BOSTON, MASS.- The Institute of Contemporary Art/Boston opened Mary Reid Kelley's first solo museum exhibition, featuring four key videos dating from 2008 to the present. Best known for her highly stylized black-and-white films inspired by historical and myth-based iconography, Mary Reid Kelley’s work is a close examination of political frictions affecting the lives of women, the discourse of war, and other pivotal historical events as seen through the eyes of fictitious characters such as nurses, soldiers, and prostitutes. Reid Kelley’s videos are composed of elaborate period costumes replete with dramatic makeup, dynamic theatrical sets and a layered narrative script punctuated by punning wordplay. With this scripted, poetic narrative, Reid Kelley depicts the imbalance of power through pivotal moments in which women’s roles were transformed. Organized by Jenelle Porter, Mannion Family Senior Curator, Mary Reid Kelley is on view at the ICA through October 27, 2013.

A trained painter, Mary Reid Kelley’s costumes, sets and props are designed to appear as a sort of three-dimensional drawing, relying heavily on a stark black-and-white color palette. At the center of each video is a protagonist played by Reid Kelley herself, accompanied by several auxiliary characters often played by members of Reid Kelley’s family. Her key work, The Syphilis of Sisyphus, is an eleven-minute video in which Reid Kelley plays a 19th-century Parisian prostitute who ponders the fate of woman through a poetic monologue. Both melodramatic and disturbing, her work addresses issues of gender and artifice in 1852 Paris.
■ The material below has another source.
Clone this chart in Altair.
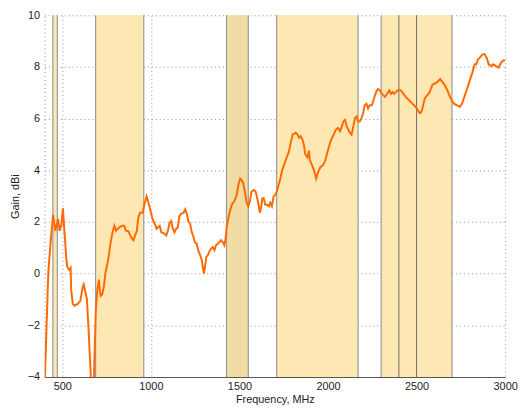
import altair as alt
import pandas as pd

# Gain trace (MHz, dBi)
freq = [401, 421, 435, 448, 461, 476, 485, 494, 504, 509, 513, 522, 528, 539, 547, 550, 559, 568, 587, 602,
        615, 621, 629, 639, 648, 661, 667, 675, 679, 689, 698, 707, 711, 717, 726, 735, 744, 759, 772, 782,
        794, 804, 813, 822, 837, 850, 859, 874, 879, 893, 902, 911, 921, 929, 939, 954, 963, 976, 984, 994,
        1007, 1022, 1033, 1050, 1059, 1074, 1087, 1096, 1106, 1115, 1124, 1133, 1143, 1152, 1161, 1171, 1185, 1194, 1204, 1211,
        1222, 1229, 1241, 1248, 1259, 1267, 1278, 1287, 1294, 1300, 1306, 1313, 1322, 1332, 1341, 1350, 1359, 1368, 1378, 1387,
        1396, 1406, 1415, 1422, 1429, 1444, 1457, 1471, 1485, 1494, 1504, 1513, 1522, 1532, 1541, 1550, 1559, 1568, 1582, 1591,
        1596, 1606, 1615, 1624, 1629, 1637, 1646, 1657, 1667, 1674, 1683, 1693, 1702, 1711, 1721, 1729, 1741, 1754, 1767, 1778,
        1800, 1818, 1828, 1837, 1846, 1856, 1865, 1871, 1883, 1893, 1898, 1907, 1921, 1933, 1944, 1957, 1971, 1985, 1994, 2004,
        2018, 2032, 2044, 2056, 2068, 2078, 2087, 2096, 2106, 2115, 2124, 2133, 2143, 2152, 2161, 2171, 2179, 2189, 2198, 2207,
        2217, 2226, 2235, 2248, 2259, 2272, 2282, 2294, 2304, 2313, 2322, 2333, 2346, 2356, 2365, 2374, 2383, 2393, 2402, 2411,
        2426, 2439, 2457, 2476, 2494, 2507, 2518, 2528, 2537, 2546, 2559, 2568, 2578, 2587, 2596, 2615, 2633, 2648, 2661, 2674,
        2685, 2698, 2711, 2726, 2744, 2757, 2772, 2785, 2800, 2815, 2828, 2837, 2846, 2856, 2871, 2883, 2896, 2907, 2921, 2933,
        2948, 2963, 2976, 2989, 3000]
gain = [-4.2, 0.04, 1.29, 2.27, 1.66, 2.12, 1.66, 1.85, 2.53, 1.93, 1.55, 0.64, 0.26, 0.15, 0.23, -0.6, -1.17, -1.24, -1.17, -1.05,
        -0.53, -0.42, -0.67, -0.98, -2.12, -3.93, -4.8, -4.8, -3.93, -1.48, -0.6, -0.23, -0.6, -0.86, -0.79, -0.48, 0.04, 0.53, 1.17, 1.55,
        1.85, 1.66, 1.74, 1.79, 1.85, 1.85, 1.66, 1.64, 1.55, 1.36, 1.29, 1.48, 1.66, 2.17, 2.36, 2.36, 2.67, 2.99, 2.80, 2.55,
        2.17, 1.93, 1.74, 1.85, 1.60, 1.56, 1.48, 1.66, 1.98, 2.04, 1.74, 1.60, 1.74, 1.79, 2.23, 2.32, 2.36, 2.49, 2.30, 2.04,
        1.92, 1.66, 1.41, 1.22, 1.16, 0.91, 0.72, 0.53, 0.22, 0.0, 0.28, 0.65, 0.72, 0.88, 0.97, 1.03, 0.91, 1.10, 1.16, 1.22,
        1.29, 1.22, 1.10, 1.35, 1.85, 2.36, 2.67, 2.80, 3.05, 3.43, 3.68, 3.62, 3.49, 3.11, 2.74, 2.61, 2.80, 3.18, 3.24, 3.18,
        3.05, 2.74, 2.36, 2.61, 2.92, 2.92, 2.67, 2.67, 2.61, 2.74, 2.61, 2.99, 3.05, 3.18, 3.43, 3.62, 4.0, 4.25, 4.50, 4.69,
        5.38, 5.45, 5.38, 5.26, 5.32, 5.19, 4.95, 4.63, 4.50, 4.76, 4.38, 4.25, 4.0, 3.68, 3.93, 4.12, 4.19, 4.38, 4.63, 4.88,
        5.19, 5.38, 5.57, 5.64, 5.51, 5.70, 5.89, 5.95, 5.70, 5.57, 5.45, 5.38, 5.70, 6.02, 6.08, 5.89, 5.89, 6.02, 6.21, 6.52,
        6.58, 6.39, 6.52, 6.52, 6.77, 7.03, 7.15, 7.09, 6.96, 6.90, 6.84, 6.96, 7.09, 6.96, 7.03, 6.96, 7.03, 7.09, 7.11, 7.09,
        6.96, 6.84, 6.71, 6.58, 6.46, 6.33, 6.21, 6.27, 6.52, 6.77, 6.90, 6.96, 7.09, 7.28, 7.34, 7.40, 7.53, 7.40, 7.28, 7.09,
        6.90, 6.71, 6.58, 6.52, 6.46, 6.58, 6.90, 7.15, 7.47, 7.78, 8.10, 8.10, 8.29, 8.35, 8.48, 8.50, 8.35, 8.10, 8.03, 8.10,
        8.03, 7.97, 8.16, 8.25, 8.25]

# Frequency bands (MHz)
band_start = [447, 688, 1427, 1710, 2300]
band_end = [472, 960, 1550, 2170, 2700]
band_kind = ["light", "light", "dark", "light", "light"]
inner_lines = [2400, 2500]

x_ticks = [500, 1000, 1500, 2000, 2500, 3000]
y_ticks = [-4, -2, 0, 2, 4, 6, 8, 10]

trace = pd.DataFrame({"f": freq, "g": gain})
bands = pd.DataFrame({"start": band_start, "end": band_end, "kind": band_kind})
edges = pd.DataFrame({"f": band_start + band_end})
inner = pd.DataFrame({"f": inner_lines})

xs = alt.Scale(domain=[400, 3000], nice=False, zero=False)
ys = alt.Scale(domain=[-4, 10], nice=False, zero=False)

xaxis = alt.Axis(values=x_ticks, format="d", title="Frequency, MHz", grid=True, gridDash=[1, 3],
                 gridColor="#8a8a8a", gridOpacity=0.9, domainColor="#555555", ticks=False,
                 labelPadding=4, titlePadding=2, labelFlush=False)
yaxis = alt.Axis(values=y_ticks, format="d", title="Gain, dBi", grid=True, gridDash=[1, 3],
                 gridColor="#8a8a8a", gridOpacity=0.9, domainColor="#8a8a8a", domainDash=[1, 3],
                 ticks=False, labelPadding=5, titlePadding=7)

band_layer = alt.Chart(bands).mark_rect(opacity=1).encode(
    x=alt.X("start:Q", scale=xs, axis=xaxis),
    x2="end:Q",
    color=alt.Color("kind:N", scale=alt.Scale(domain=["light", "dark"], range=["#fde8b3", "#f0dca4"]), legend=None),
)

edge_layer = alt.Chart(edges).mark_rule(color="#9a9a9a", strokeWidth=1.2).encode(
    x=alt.X("f:Q", scale=xs)
)
inner_layer = alt.Chart(inner).mark_rule(color="#6a6a6a", strokeWidth=1).encode(
    x=alt.X("f:Q", scale=xs)
)

line_layer = alt.Chart(trace).mark_line(color="#ff6a00", strokeWidth=2, clip=True).encode(
    x=alt.X("f:Q", scale=xs),
    y=alt.Y("g:Q", scale=ys, axis=yaxis),
)

chart = alt.layer(band_layer, edge_layer, inner_layer, line_layer).properties(
    width=466, height=366,
    autosize=alt.AutoSizeParams(type="none"),
    padding={"left": 37, "top": 5, "right": 13, "bottom": 29},
).configure_axis(
    labelFont="Liberation Sans", titleFont="Liberation Sans", labelFontSize=11, titleFontSize=11,
    titleFontWeight="normal", labelColor="#222222", titleColor="#222222", zindex=1,
).configure_view(stroke=None)

chart.save("out.html", embed_options={"renderer": "svg", "actions": False})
Reid Kelley’s most recent work, Priapus Agonistes (2013), is an adaptation of the Greek Minotaur myth that recasts Priapus—a god of fertility and protector of livestock known for his large, enduring erection—as a volleyball player. Pitting religion against myth, Priapus represents a shift for Reid Kelley, although as in all of her works to date, humankind’s perennial desire to escape the roles assigned by nature and culture remains at the heart of the work. Reid Kelley’s work makes this plight palpable through history, and palatable through comedy.

Mary Reid Kelley earned her BA from St. Olaf College, Minnesota, and her MFA from Yale University. She has exhibited in several solo and group exhibitions nationally and internationally, and received numerous honors and awards including the Joseph H. Hazen Rome Prize from the American Academy in Rome, and the Rema Hort Mann Foundation Grant. Mary Reid Kelley lives and works in upstate New York.